| EXERCISE BRIEF |
Write out the full listing exactly as given, minus the images.

=======

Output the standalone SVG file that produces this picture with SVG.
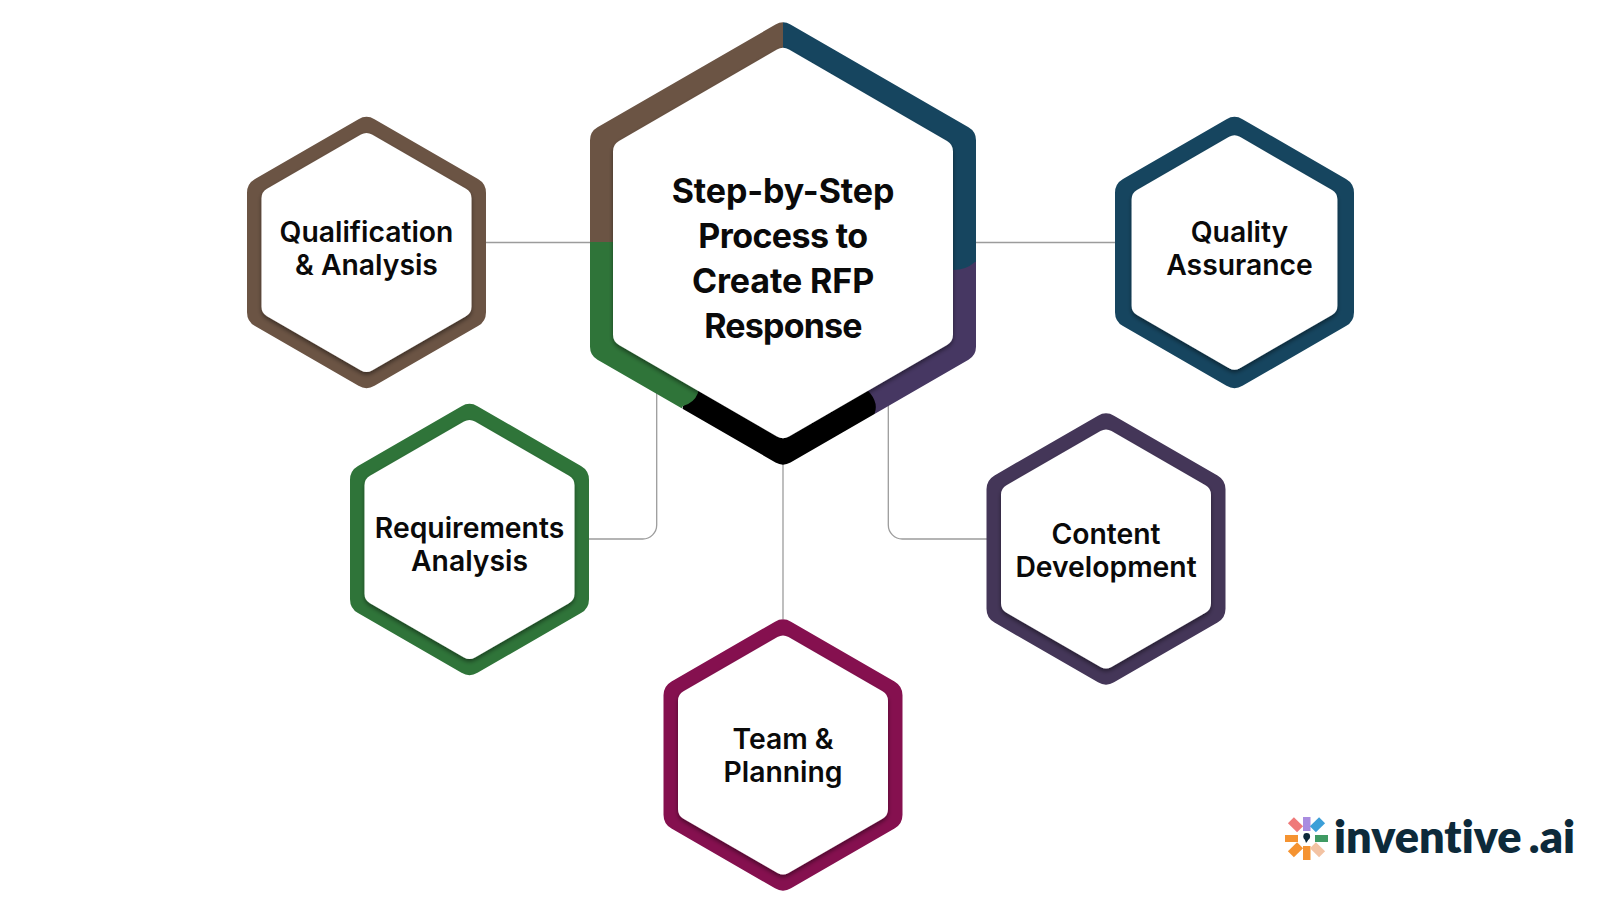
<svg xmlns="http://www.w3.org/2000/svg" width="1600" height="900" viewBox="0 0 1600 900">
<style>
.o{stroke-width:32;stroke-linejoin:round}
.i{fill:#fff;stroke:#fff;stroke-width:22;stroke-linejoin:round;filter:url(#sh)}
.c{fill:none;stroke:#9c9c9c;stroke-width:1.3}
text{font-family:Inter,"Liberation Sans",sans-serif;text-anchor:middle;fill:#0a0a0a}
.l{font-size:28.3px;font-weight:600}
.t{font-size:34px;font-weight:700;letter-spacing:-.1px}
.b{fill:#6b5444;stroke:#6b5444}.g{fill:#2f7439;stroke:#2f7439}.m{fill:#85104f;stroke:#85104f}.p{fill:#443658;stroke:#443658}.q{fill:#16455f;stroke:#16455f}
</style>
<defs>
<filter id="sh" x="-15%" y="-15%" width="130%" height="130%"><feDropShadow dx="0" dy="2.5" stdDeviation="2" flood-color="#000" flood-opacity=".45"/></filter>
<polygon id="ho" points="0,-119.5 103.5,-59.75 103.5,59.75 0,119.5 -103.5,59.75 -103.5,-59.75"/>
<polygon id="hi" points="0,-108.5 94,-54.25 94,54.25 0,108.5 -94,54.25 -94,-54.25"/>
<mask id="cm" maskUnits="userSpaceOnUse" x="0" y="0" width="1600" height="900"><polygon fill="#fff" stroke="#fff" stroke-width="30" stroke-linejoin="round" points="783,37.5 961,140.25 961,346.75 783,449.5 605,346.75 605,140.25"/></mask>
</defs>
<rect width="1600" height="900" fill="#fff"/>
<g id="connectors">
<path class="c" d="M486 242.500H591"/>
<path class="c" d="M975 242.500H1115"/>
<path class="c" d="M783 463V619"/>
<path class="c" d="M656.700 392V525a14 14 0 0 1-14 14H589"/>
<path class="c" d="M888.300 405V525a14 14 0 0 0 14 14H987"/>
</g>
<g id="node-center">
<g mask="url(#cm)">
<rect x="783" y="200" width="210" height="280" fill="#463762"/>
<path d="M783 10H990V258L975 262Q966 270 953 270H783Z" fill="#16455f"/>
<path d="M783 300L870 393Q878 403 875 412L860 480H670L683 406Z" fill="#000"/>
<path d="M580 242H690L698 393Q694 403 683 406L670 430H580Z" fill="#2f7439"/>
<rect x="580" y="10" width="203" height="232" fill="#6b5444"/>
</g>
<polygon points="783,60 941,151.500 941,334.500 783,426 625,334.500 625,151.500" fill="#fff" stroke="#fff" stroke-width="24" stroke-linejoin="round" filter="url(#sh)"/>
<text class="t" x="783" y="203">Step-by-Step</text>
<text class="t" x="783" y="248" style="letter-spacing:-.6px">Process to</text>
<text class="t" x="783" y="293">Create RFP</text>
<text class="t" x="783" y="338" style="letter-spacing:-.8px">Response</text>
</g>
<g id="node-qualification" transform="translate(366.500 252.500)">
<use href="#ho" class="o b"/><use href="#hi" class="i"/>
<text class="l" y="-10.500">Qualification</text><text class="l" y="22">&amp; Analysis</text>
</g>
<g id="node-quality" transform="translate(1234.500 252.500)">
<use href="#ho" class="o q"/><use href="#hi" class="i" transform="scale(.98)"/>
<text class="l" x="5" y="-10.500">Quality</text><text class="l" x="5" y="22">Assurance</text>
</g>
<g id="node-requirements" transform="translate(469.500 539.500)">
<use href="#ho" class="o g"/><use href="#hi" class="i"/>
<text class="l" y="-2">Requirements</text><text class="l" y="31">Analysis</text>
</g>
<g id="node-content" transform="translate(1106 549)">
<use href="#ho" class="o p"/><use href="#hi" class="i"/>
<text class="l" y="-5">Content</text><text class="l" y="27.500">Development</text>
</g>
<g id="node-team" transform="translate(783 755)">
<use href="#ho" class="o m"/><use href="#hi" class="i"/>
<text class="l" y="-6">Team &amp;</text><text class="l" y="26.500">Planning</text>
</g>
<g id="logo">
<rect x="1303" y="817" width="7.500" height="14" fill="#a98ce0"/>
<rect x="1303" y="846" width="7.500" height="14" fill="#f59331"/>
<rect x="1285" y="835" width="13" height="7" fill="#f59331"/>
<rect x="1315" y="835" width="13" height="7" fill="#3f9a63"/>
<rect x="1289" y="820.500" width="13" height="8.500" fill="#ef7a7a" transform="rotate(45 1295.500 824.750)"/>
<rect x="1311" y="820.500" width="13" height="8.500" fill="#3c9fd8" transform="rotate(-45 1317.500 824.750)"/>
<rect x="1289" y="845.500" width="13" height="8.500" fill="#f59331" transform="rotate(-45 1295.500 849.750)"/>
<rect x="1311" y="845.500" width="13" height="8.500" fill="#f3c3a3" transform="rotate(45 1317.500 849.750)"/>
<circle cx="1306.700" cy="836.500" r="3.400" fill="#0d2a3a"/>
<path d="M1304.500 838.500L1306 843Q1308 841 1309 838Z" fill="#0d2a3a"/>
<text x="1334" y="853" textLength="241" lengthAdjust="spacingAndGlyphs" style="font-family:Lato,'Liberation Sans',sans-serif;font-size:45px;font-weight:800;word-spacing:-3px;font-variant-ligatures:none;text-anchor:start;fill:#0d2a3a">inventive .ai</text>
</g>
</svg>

=======

| CORRECT ANSWER |
Output the standalone SVG file that produces this picture with SVG.
<svg xmlns="http://www.w3.org/2000/svg" width="1600" height="900" viewBox="0 0 1600 900">
<style>
.o{stroke-width:32;stroke-linejoin:round}
.i{fill:#fff;stroke:#fff;stroke-width:22;stroke-linejoin:round;filter:url(#sh)}
.c{fill:none;stroke:#9c9c9c;stroke-width:1.3}
text{font-family:Inter,"Liberation Sans",sans-serif;text-anchor:middle;fill:#0a0a0a}
.l{font-size:28.3px;font-weight:600}
.t{font-size:34px;font-weight:700;letter-spacing:-.1px}
.b{fill:#6b5444;stroke:#6b5444}.g{fill:#2f7439;stroke:#2f7439}.m{fill:#85104f;stroke:#85104f}.p{fill:#443658;stroke:#443658}.q{fill:#16455f;stroke:#16455f}
</style>
<defs>
<filter id="sh" x="-15%" y="-15%" width="130%" height="130%"><feDropShadow dx="0" dy="2.5" stdDeviation="2" flood-color="#000" flood-opacity=".45"/></filter>
<polygon id="ho" points="0,-119.5 103.5,-59.75 103.5,59.75 0,119.5 -103.5,59.75 -103.5,-59.75"/>
<polygon id="hi" points="0,-108.5 94,-54.25 94,54.25 0,108.5 -94,54.25 -94,-54.25"/>
<mask id="cm" maskUnits="userSpaceOnUse" x="0" y="0" width="1600" height="900"><polygon fill="#fff" stroke="#fff" stroke-width="30" stroke-linejoin="round" points="783,37.5 961,140.25 961,346.75 783,449.5 605,346.75 605,140.25"/></mask>
</defs>
<rect width="1600" height="900" fill="#fff"/>
<g id="connectors">
<path class="c" d="M486 242.500H591"/>
<path class="c" d="M975 242.500H1115"/>
<path class="c" d="M783 463V619"/>
<path class="c" d="M656.700 392V525a14 14 0 0 1-14 14H589"/>
<path class="c" d="M888.300 405V525a14 14 0 0 0 14 14H987"/>
</g>
<g id="node-center">
<g mask="url(#cm)">
<rect x="783" y="200" width="210" height="280" fill="#463762"/>
<path d="M783 10H990V258L975 262Q966 270 953 270H783Z" fill="#16455f"/>
<path d="M783 300L870 393Q878 403 875 412L860 480H670L683 406Z" fill="#000"/>
<path d="M580 242H690L698 393Q694 403 683 406L670 430H580Z" fill="#2f7439"/>
<rect x="580" y="10" width="203" height="232" fill="#6b5444"/>
</g>
<polygon points="783,60 941,151.500 941,334.500 783,426 625,334.500 625,151.500" fill="#fff" stroke="#fff" stroke-width="24" stroke-linejoin="round" filter="url(#sh)"/>
<text class="t" x="783" y="203">Step-by-Step</text>
<text class="t" x="783" y="248" style="letter-spacing:-.6px">Process to</text>
<text class="t" x="783" y="293">Create RFP</text>
<text class="t" x="783" y="338" style="letter-spacing:-.8px">Response</text>
</g>
<g id="node-qualification" transform="translate(366.500 252.500)">
<use href="#ho" class="o b"/><use href="#hi" class="i"/>
<text class="l" y="-10.500">Qualification</text><text class="l" y="22">&amp; Analysis</text>
</g>
<g id="node-quality" transform="translate(1234.500 252.500)">
<use href="#ho" class="o q"/><use href="#hi" class="i" transform="scale(.98)"/>
<text class="l" x="5" y="-10.500">Quality</text><text class="l" x="5" y="22">Assurance</text>
</g>
<g id="node-requirements" transform="translate(469.500 539.500)">
<use href="#ho" class="o g"/><use href="#hi" class="i"/>
<text class="l" y="-2">Requirements</text><text class="l" y="31">Analysis</text>
</g>
<g id="node-content" transform="translate(1106 549)">
<use href="#ho" class="o p"/><use href="#hi" class="i"/>
<text class="l" y="-5">Content</text><text class="l" y="27.500">Development</text>
</g>
<g id="node-team" transform="translate(783 755)">
<use href="#ho" class="o m"/><use href="#hi" class="i"/>
<text class="l" y="-6">Team &amp;</text><text class="l" y="26.500">Planning</text>
</g>
<g id="logo">
<rect x="1303" y="817" width="7.500" height="14" fill="#a98ce0"/>
<rect x="1303" y="846" width="7.500" height="14" fill="#f59331"/>
<rect x="1285" y="835" width="13" height="7" fill="#f59331"/>
<rect x="1315" y="835" width="13" height="7" fill="#3f9a63"/>
<rect x="1289" y="820.500" width="13" height="8.500" fill="#ef7a7a" transform="rotate(45 1295.500 824.750)"/>
<rect x="1311" y="820.500" width="13" height="8.500" fill="#3c9fd8" transform="rotate(-45 1317.500 824.750)"/>
<rect x="1289" y="845.500" width="13" height="8.500" fill="#f59331" transform="rotate(-45 1295.500 849.750)"/>
<rect x="1311" y="845.500" width="13" height="8.500" fill="#f3c3a3" transform="rotate(45 1317.500 849.750)"/>
<circle cx="1306.700" cy="836.500" r="3.400" fill="#0d2a3a"/>
<path d="M1304.500 838.500L1306 843Q1308 841 1309 838Z" fill="#0d2a3a"/>
<text x="1334" y="853" textLength="241" lengthAdjust="spacingAndGlyphs" style="font-family:Lato,'Liberation Sans',sans-serif;font-size:45px;font-weight:800;word-spacing:-3px;font-variant-ligatures:none;text-anchor:start;fill:#0d2a3a">inventive .ai</text>
</g>
</svg>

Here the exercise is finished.